Beta 58 A
Ho un problema in più, da qualche tempo. Da quando ho iniziato questa nuova piccola follia. Da quando, da ultrasessantenne, mi sono messo in gioco di nuovo. Da quando ho deciso di dare sfogo a qualcosa da sempre sognato, mai realmente inseguito prima d'ora.
Il mio nuovo problema si chiama Beta 58 A. Dovrebbe essere un alleato nella mia nuova avventura, e invece è una barriera, un limite talvolta invalicabile, tra la mia anima e il mondo, quello dei suoni, della musica, del canto.
Beta 58 A è, o dovrebbe essere, semplicemente, il pezzo di tecnologia analogica con il quale il suono della mia voce viene captato ed arriva al preampli, e da lì al mixer, e poi alle casse. In parole povere, un microfono, il mio. Talvolta alleato, talvolta spietato delatore dei miei umani limiti.
Studiare canto non è semplicemente mettersi davanti ad uno spartito, oppure ascoltare un brano e cercare di imitarlo. Si, talvolta è così, quando il brano che il tuo o la tua docente ti assegna non ti fa vibrare dentro qualcosa. E allora metti in campo le varie tecniche che ti hanno insegnato: “smile”, “sob”, “laringe bassa” o “laringe alta” e quant'altro diventano i tuoi solidi alleati per ricreare un suono il più fedele possibile all'originale, ma che non sia una copia, e sia “tuo”.

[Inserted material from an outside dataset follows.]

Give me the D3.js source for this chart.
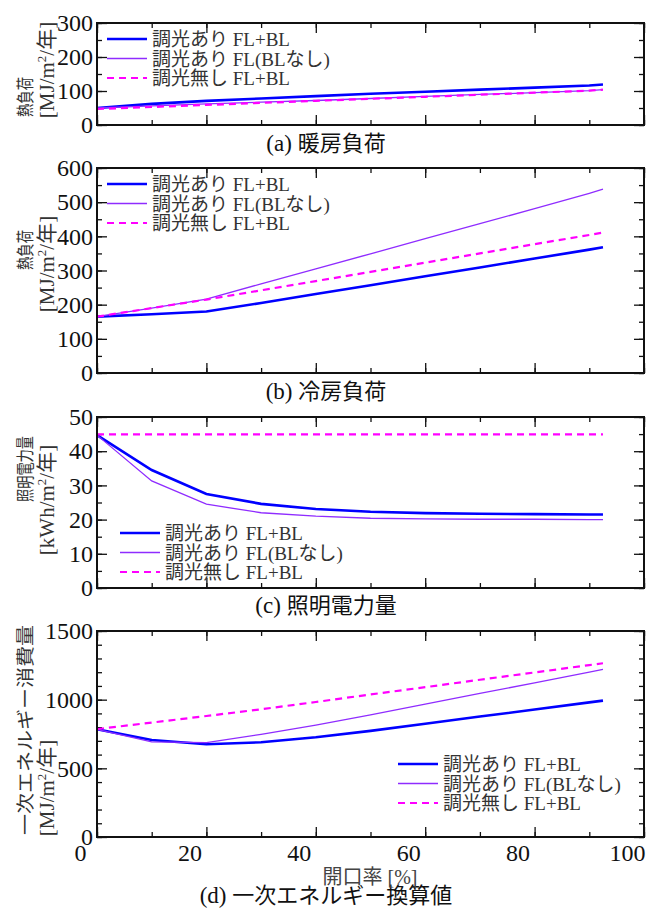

Ma poi, quando ti viene assegnato un brano che hai sempre sognato di cantare, o anche che non avresti mai sognato di cantare perché appariva come una sfida troppo audace, dentro di te comincia a vibrare qualcosa di differente. Perché quel brano lo senti tuo. Perché vibra dentro di te come se fossi stato tu a scrivere quelle parole e quelle scale cromatiche. Perché ci senti la tua vita, la tua gioia o la tua disperazione, scritta in forma di suoni.
E allora non è più “il brano di...”, ma è il TUO brano; la tua anima diventa un tutt'uno con lo spartito, e non riesci più a capire quale sia la tua voglia di interpretare e quale la scrittura sul pentagramma. E si fondono insieme, divenendo altro, un tuo personale grido, una tua riflessione, amara o dolce, sulla tua esistenza.
Ed è la tua anima a cantare, non te... Ma tra essa e il mondo c'è lui... il Beta 58 A. E' un amico crudele, che mette a nudo la tua finitudine umana, quella che impedisce all'anima di dispiegarsi a pieno, di far vibrare l'aria con i suoni che senti dentro e che vorresti uscissero dal tuo apparato fonatorio fatto di corde, muscoli, diaframmi e legamenti. Lui è lì, che (spietato) usa la sua “impedenza” per raccontare la michelagiolesca sfida dei prigioni che vogliono uscire dal marmo della tua voce e palesarsi al mondo.O forse non è un nemico, ma è, semplicemente, onesto; onesto, nel farti ascoltare quella sfida, nel non farti mai sentire arrivato, nello spronarti a migliorare, a cercare di dare ancora un colpo di scalpello o di bocciarda per togliere l'ultimo pezzetto di marmo dalla tua voce per far uscire il gigante prigioniero in te.
Onesto nel dirti che la tua anima ha uno strumento imperfetto per esprimere se stessa... e sei te, con tutti i tuoi umani limiti... ma che ci puoi, ci devi lavorare su per darle voce. Per far si che quei tre quattro minuti del tuo brano che canterai di fronte al pubblico al concerto vibrino di lei, e la raccontino un poco.
Per far si che la tua esperienza sul palco non sia solo un “saggio”, ma qualcosa che ti faccia crescere nella conoscenza di te stesso, e della tua anima, prigioniera in te.